“Ja, ik had je al een keer eerder zien staan, maar toen zag
ik je bordje Radboud te laat om nog te stoppen.” Ze is stagiaire Arbeids- en Organisatie
psychologie. Maar ze is geen jonge meid. Ik schat haar een paar jaar ouder dan
ikzelf. Ze loopt die stage op een afdeling in mijn gebouw. Ze is
heel lang leidinggevende op een P&O afdeling geweest, maar nu toe aan iets
nieuws.
Gisteren was het haar laatste werkdag op haar vorige
werkplek, waar ze uiteindelijk nog geen jaar heeft gewerkt. Het ging daar niet
goed met haar leidinggevende. “Ze hadden mij daar nooit moeten aannemen op die
functie”, zegt ze. “Wat is er gebeurd dan?” vraag ik. Dan vertelt ze dat zij
binnen die instelling dingen opmerkte die beter konden. In overleg met haar
leidinggevende mocht ze een plan schrijven voor een soort reorganisatie. Dat
vond ze mooi om te doen en ze had er vanuit haar ervaring goeie ideeën over.
Maar toen ze het plan voorlegde aan haar leidinggevende werd het de grond in
geboord. “Het was zeker een heel goed plan?”, vraag ik sarcastisch. “Het was gewoon
goed”, glimlacht ze, “ik denk dat ze zich bedreigd en aangevallen voelde, wat
niet mijn bedoeling was”. “Tja”, zeg ik, “als leidinggevende moet je wel soms
even kunnen slikken.” Ze kijkt me aan met een blik van “jij snapt het”.
Als we de patiënten-parkeergarage binnenrijden zegt ze dat
ze hier heel veel is geweest in haar leven. “Ja, ik heb een soort haat-liefde
verhouding met het Radboud”, zucht ze.

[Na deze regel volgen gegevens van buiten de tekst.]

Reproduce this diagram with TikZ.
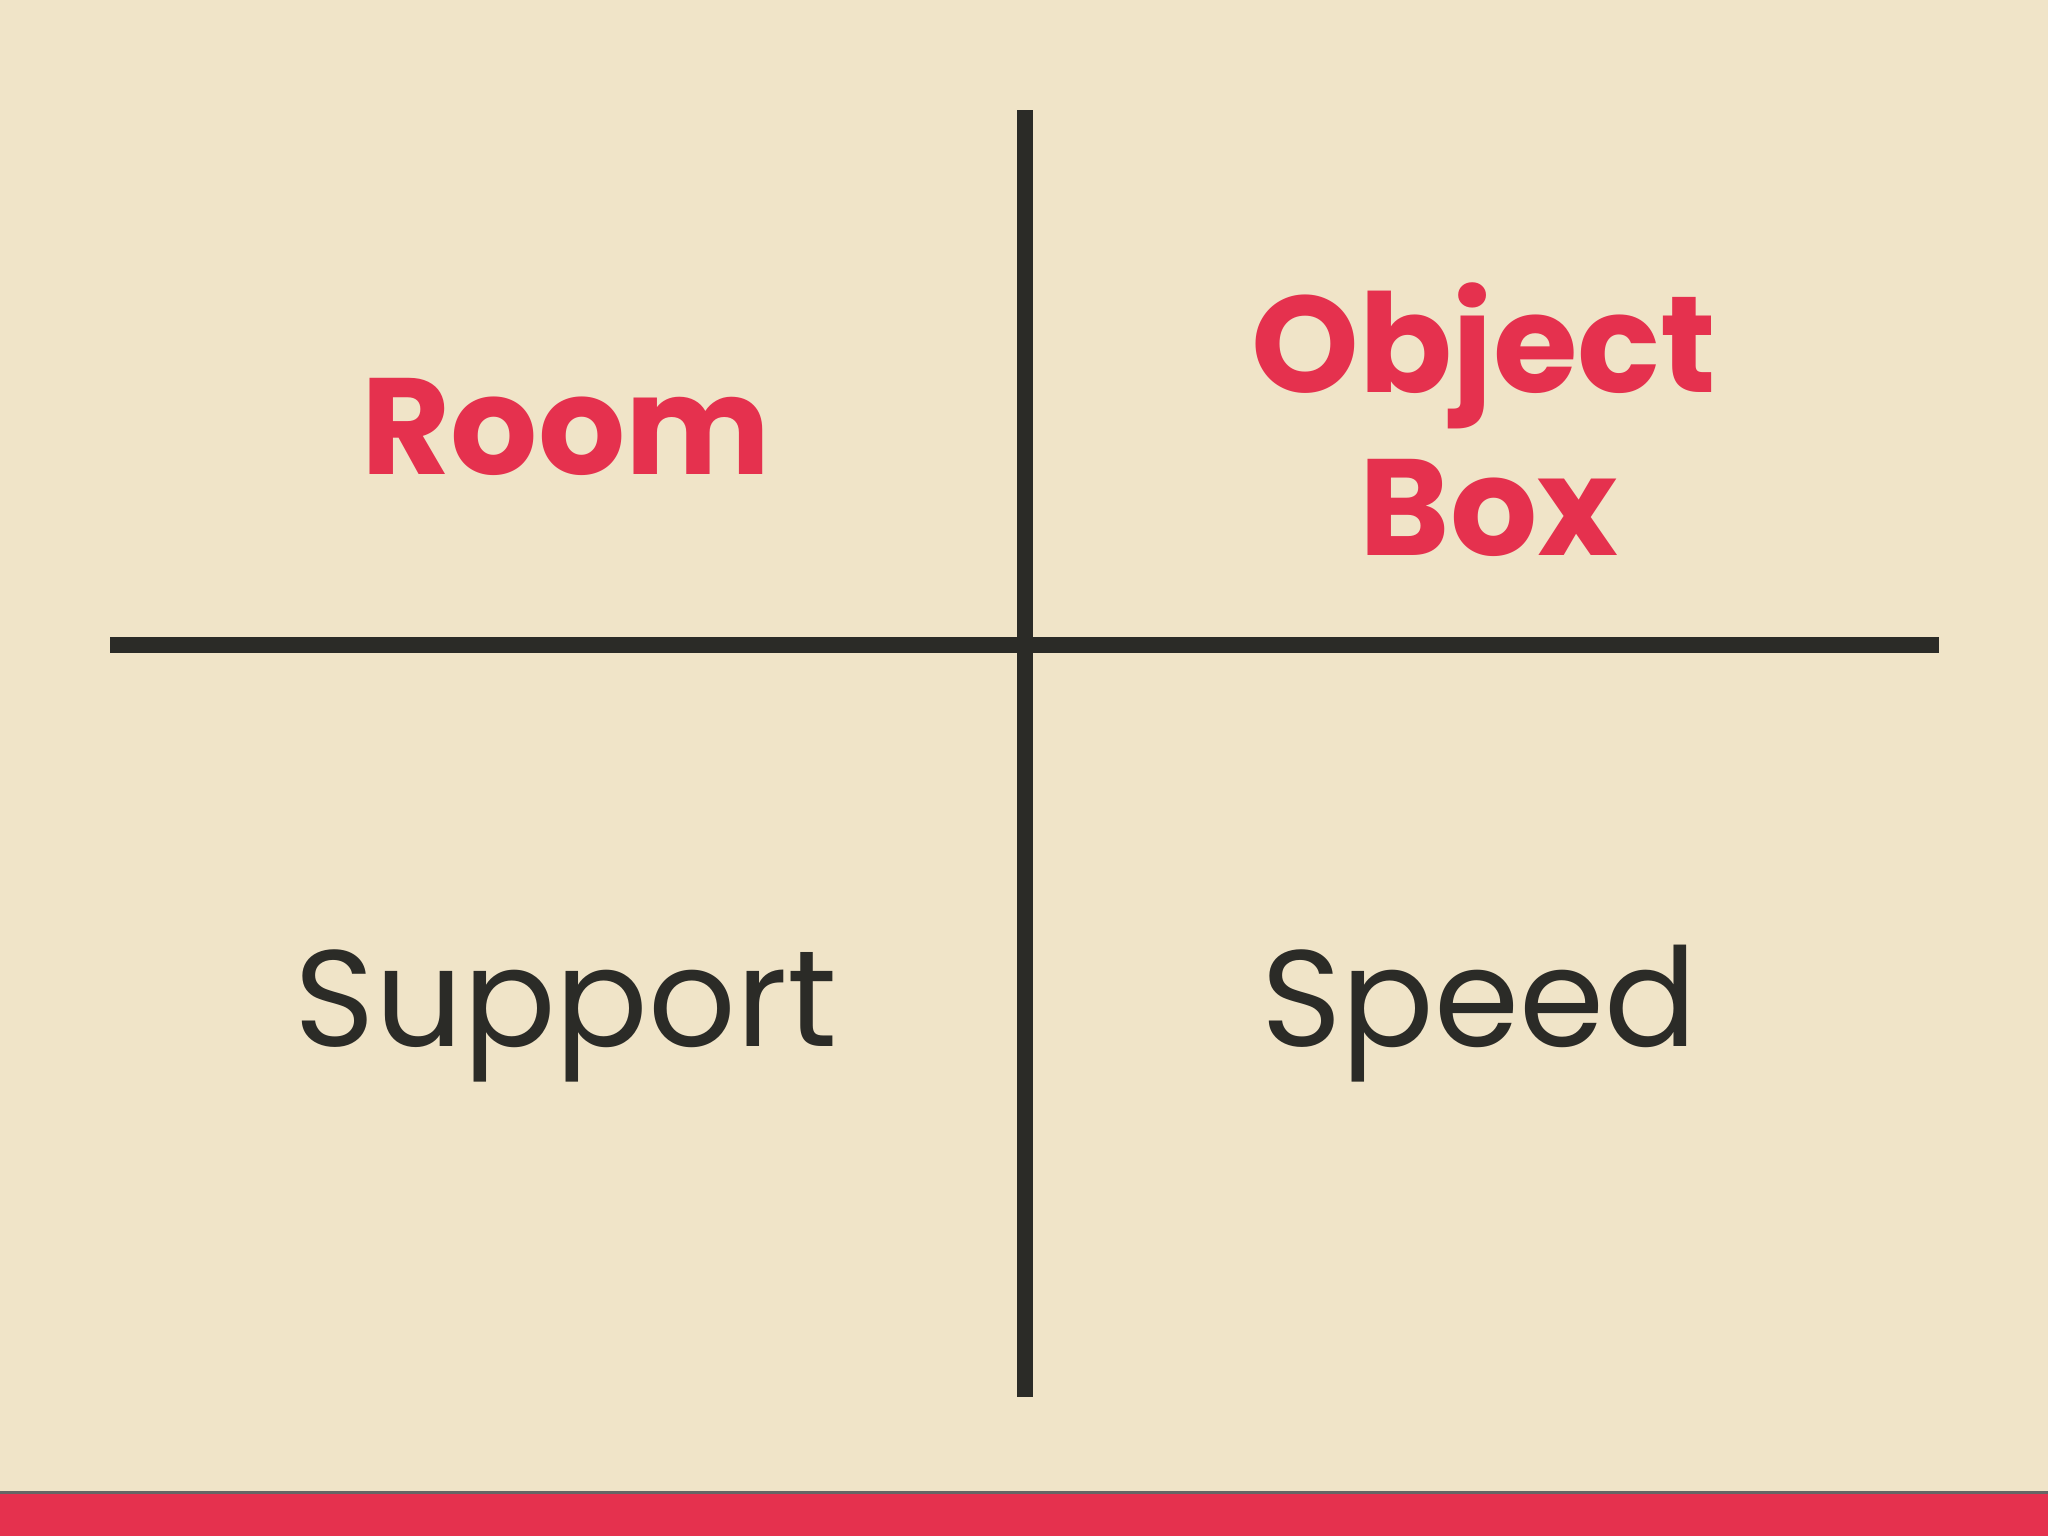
\documentclass[tikz,border=0pt]{standalone}
\usepackage{fontspec}
\setmainfont{Poppins}
\usepackage{tikz}
\usetikzlibrary{positioning}

\definecolor{paper}{HTML}{F0E4C8}
\definecolor{crimson}{HTML}{E5314E}
\definecolor{ink}{HTML}{2B2B27}

\begin{document}
\begin{tikzpicture}[x=0.1mm,y=-0.1mm]

	\tikzstyle{axis} = [draw=ink, line width=1.6mm]
	\tikzstyle{bigword} = [inner sep=0pt, anchor=base, font=\fontsize{39}{46}\selectfont]
	\tikzstyle{redword} = [bigword, text=crimson, font=\fontsize{39}{46}\selectfont\bfseries, align=center]
	\tikzstyle{darkword} = [bigword, text=ink]

	% page
	\fill[paper] (0,0) rectangle (2048,1536);
	\useasboundingbox (0,0) rectangle (2048,1536);

	% quadrant lines
	\coordinate (top) at (1025,110);
	\coordinate (bottom) at (1025,1397);
	\coordinate (left) at (110,645);
	\coordinate (right) at (1939,645);
	\draw[axis] (top) -- (bottom);
	\draw[axis] (left) -- (right);

	% labels
	\node[redword] (room) at (566,474) {Room};
	\node[redword] (object) at (1484,392) {Object};
	\node[redword] (box) at (1489,555) {Box};
	\node[darkword] (support) at (566,1046) {Support};
	\node[darkword] (speed) at (1479,1046) {Speed};

	% footer bar
	\fill[gray!70!ink] (0,1491) rectangle (2048,1494);
	\fill[crimson] (0,1494) rectangle (2048,1536);
\end{tikzpicture}
\end{document}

Dit is namelijk haar tweede stage binnen
het ziekenhuis, maar daarnaast kwam ze hier ook heel veel toen haar man hier twee jaar lang onder behandeling was voor acute leukemie. Ze vertelt over de vele
ziekenhuisbezoeken en terwijl ik de deur naar mijn afdeling openmaak vraag ik
met goede hoop: “Maar gaat het nu weer goed met hem?” Ze antwoordt: “Nee, hij is
overleden”. En er zit niks anders op dan met een nogal ongemakkelijk gevoel
haar te bedanken en een fijne dag te wensen. Soms, eindigt een lift te vroeg.